● **Exercise brief**
Reproduce each line of the material exactly, minus any picture.

● **Data block**
------------------------------------------------

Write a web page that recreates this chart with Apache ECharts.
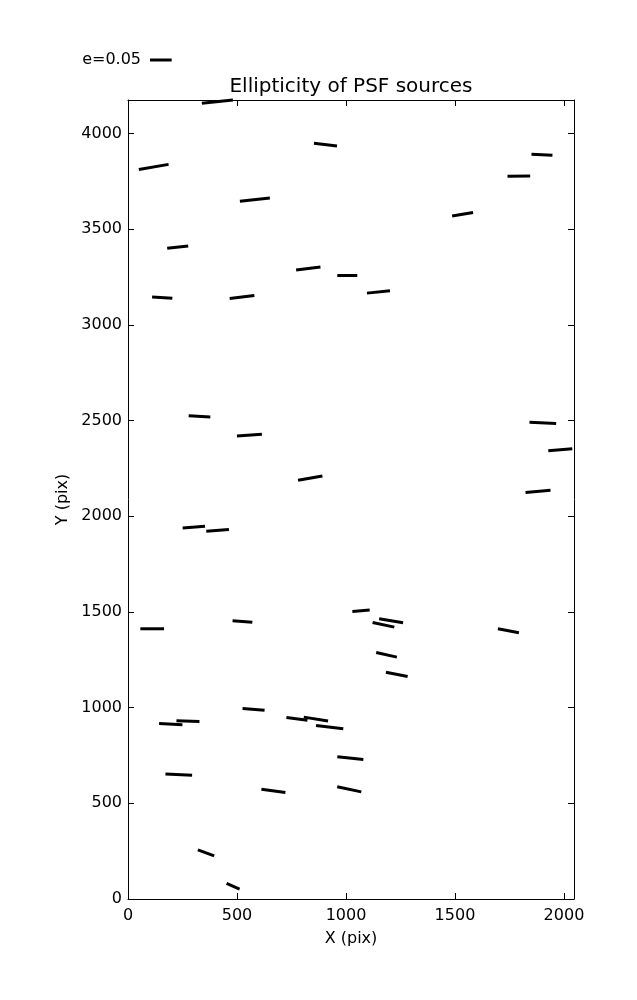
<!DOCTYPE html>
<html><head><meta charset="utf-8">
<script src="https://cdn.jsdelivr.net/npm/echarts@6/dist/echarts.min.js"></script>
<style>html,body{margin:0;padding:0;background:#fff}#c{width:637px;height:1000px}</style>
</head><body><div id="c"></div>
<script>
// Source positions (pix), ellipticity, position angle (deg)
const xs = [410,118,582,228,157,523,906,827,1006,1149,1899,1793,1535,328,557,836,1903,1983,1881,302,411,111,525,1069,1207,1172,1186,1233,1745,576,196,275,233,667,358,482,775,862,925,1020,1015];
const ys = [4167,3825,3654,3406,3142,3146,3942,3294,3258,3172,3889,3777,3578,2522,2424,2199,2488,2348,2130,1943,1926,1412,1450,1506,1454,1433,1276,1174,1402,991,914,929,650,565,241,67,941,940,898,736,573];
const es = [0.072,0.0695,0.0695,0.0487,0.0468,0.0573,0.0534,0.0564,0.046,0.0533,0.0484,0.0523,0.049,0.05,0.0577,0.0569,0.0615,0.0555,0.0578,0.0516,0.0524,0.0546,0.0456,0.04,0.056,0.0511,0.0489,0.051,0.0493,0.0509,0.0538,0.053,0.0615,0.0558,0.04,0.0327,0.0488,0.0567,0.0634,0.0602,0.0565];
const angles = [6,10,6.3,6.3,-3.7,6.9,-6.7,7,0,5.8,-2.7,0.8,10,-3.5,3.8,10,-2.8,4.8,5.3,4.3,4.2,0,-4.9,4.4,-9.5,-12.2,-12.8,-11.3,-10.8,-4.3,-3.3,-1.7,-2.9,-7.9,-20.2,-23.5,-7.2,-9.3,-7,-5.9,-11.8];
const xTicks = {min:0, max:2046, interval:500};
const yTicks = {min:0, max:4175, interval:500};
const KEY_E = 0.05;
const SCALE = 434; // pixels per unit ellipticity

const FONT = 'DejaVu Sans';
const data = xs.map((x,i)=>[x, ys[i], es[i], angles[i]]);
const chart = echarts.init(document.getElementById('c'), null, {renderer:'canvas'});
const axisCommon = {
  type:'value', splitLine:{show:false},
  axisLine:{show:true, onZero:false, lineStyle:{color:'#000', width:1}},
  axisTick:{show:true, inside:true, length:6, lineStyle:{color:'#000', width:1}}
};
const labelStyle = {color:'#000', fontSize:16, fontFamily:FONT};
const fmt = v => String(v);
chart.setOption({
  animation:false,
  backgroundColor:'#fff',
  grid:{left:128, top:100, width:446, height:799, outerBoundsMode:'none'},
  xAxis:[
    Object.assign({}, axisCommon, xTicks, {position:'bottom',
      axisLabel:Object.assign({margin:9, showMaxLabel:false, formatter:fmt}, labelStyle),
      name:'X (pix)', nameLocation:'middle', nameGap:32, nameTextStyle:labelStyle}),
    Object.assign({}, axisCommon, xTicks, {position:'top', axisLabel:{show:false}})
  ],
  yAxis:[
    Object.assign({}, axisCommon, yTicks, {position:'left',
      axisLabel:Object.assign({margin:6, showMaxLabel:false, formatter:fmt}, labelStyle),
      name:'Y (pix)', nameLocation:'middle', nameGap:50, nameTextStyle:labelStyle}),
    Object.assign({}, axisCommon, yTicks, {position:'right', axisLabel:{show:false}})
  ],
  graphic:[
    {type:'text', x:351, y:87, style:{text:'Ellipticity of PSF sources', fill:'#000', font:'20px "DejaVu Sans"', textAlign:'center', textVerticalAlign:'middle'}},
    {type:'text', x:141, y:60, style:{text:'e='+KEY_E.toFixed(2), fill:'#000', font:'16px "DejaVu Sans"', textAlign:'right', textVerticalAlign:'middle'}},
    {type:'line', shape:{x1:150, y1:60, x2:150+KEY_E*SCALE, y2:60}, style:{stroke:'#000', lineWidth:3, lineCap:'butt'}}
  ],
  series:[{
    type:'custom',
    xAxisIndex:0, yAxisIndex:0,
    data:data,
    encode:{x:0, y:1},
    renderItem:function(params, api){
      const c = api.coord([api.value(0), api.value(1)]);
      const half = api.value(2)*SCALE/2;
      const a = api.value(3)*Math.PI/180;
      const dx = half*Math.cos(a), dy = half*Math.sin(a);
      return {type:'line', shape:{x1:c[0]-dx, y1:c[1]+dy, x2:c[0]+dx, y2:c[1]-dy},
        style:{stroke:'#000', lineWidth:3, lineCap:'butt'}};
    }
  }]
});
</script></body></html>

------------------------------------------------

● **Task solution**
Write a web page that recreates this chart with Apache ECharts.
<!DOCTYPE html>
<html><head><meta charset="utf-8">
<script src="https://cdn.jsdelivr.net/npm/echarts@6/dist/echarts.min.js"></script>
<style>html,body{margin:0;padding:0;background:#fff}#c{width:637px;height:1000px}</style>
</head><body><div id="c"></div>
<script>
// Source positions (pix), ellipticity, position angle (deg)
const xs = [410,118,582,228,157,523,906,827,1006,1149,1899,1793,1535,328,557,836,1903,1983,1881,302,411,111,525,1069,1207,1172,1186,1233,1745,576,196,275,233,667,358,482,775,862,925,1020,1015];
const ys = [4167,3825,3654,3406,3142,3146,3942,3294,3258,3172,3889,3777,3578,2522,2424,2199,2488,2348,2130,1943,1926,1412,1450,1506,1454,1433,1276,1174,1402,991,914,929,650,565,241,67,941,940,898,736,573];
const es = [0.072,0.0695,0.0695,0.0487,0.0468,0.0573,0.0534,0.0564,0.046,0.0533,0.0484,0.0523,0.049,0.05,0.0577,0.0569,0.0615,0.0555,0.0578,0.0516,0.0524,0.0546,0.0456,0.04,0.056,0.0511,0.0489,0.051,0.0493,0.0509,0.0538,0.053,0.0615,0.0558,0.04,0.0327,0.0488,0.0567,0.0634,0.0602,0.0565];
const angles = [6,10,6.3,6.3,-3.7,6.9,-6.7,7,0,5.8,-2.7,0.8,10,-3.5,3.8,10,-2.8,4.8,5.3,4.3,4.2,0,-4.9,4.4,-9.5,-12.2,-12.8,-11.3,-10.8,-4.3,-3.3,-1.7,-2.9,-7.9,-20.2,-23.5,-7.2,-9.3,-7,-5.9,-11.8];
const xTicks = {min:0, max:2046, interval:500};
const yTicks = {min:0, max:4175, interval:500};
const KEY_E = 0.05;
const SCALE = 434; // pixels per unit ellipticity

const FONT = 'DejaVu Sans';
const data = xs.map((x,i)=>[x, ys[i], es[i], angles[i]]);
const chart = echarts.init(document.getElementById('c'), null, {renderer:'canvas'});
const axisCommon = {
  type:'value', splitLine:{show:false},
  axisLine:{show:true, onZero:false, lineStyle:{color:'#000', width:1}},
  axisTick:{show:true, inside:true, length:6, lineStyle:{color:'#000', width:1}}
};
const labelStyle = {color:'#000', fontSize:16, fontFamily:FONT};
const fmt = v => String(v);
chart.setOption({
  animation:false,
  backgroundColor:'#fff',
  grid:{left:128, top:100, width:446, height:799, outerBoundsMode:'none'},
  xAxis:[
    Object.assign({}, axisCommon, xTicks, {position:'bottom',
      axisLabel:Object.assign({margin:9, showMaxLabel:false, formatter:fmt}, labelStyle),
      name:'X (pix)', nameLocation:'middle', nameGap:32, nameTextStyle:labelStyle}),
    Object.assign({}, axisCommon, xTicks, {position:'top', axisLabel:{show:false}})
  ],
  yAxis:[
    Object.assign({}, axisCommon, yTicks, {position:'left',
      axisLabel:Object.assign({margin:6, showMaxLabel:false, formatter:fmt}, labelStyle),
      name:'Y (pix)', nameLocation:'middle', nameGap:50, nameTextStyle:labelStyle}),
    Object.assign({}, axisCommon, yTicks, {position:'right', axisLabel:{show:false}})
  ],
  graphic:[
    {type:'text', x:351, y:87, style:{text:'Ellipticity of PSF sources', fill:'#000', font:'20px "DejaVu Sans"', textAlign:'center', textVerticalAlign:'middle'}},
    {type:'text', x:141, y:60, style:{text:'e='+KEY_E.toFixed(2), fill:'#000', font:'16px "DejaVu Sans"', textAlign:'right', textVerticalAlign:'middle'}},
    {type:'line', shape:{x1:150, y1:60, x2:150+KEY_E*SCALE, y2:60}, style:{stroke:'#000', lineWidth:3, lineCap:'butt'}}
  ],
  series:[{
    type:'custom',
    xAxisIndex:0, yAxisIndex:0,
    data:data,
    encode:{x:0, y:1},
    renderItem:function(params, api){
      const c = api.coord([api.value(0), api.value(1)]);
      const half = api.value(2)*SCALE/2;
      const a = api.value(3)*Math.PI/180;
      const dx = half*Math.cos(a), dy = half*Math.sin(a);
      return {type:'line', shape:{x1:c[0]-dx, y1:c[1]+dy, x2:c[0]+dx, y2:c[1]-dy},
        style:{stroke:'#000', lineWidth:3, lineCap:'butt'}};
    }
  }]
});
</script></body></html>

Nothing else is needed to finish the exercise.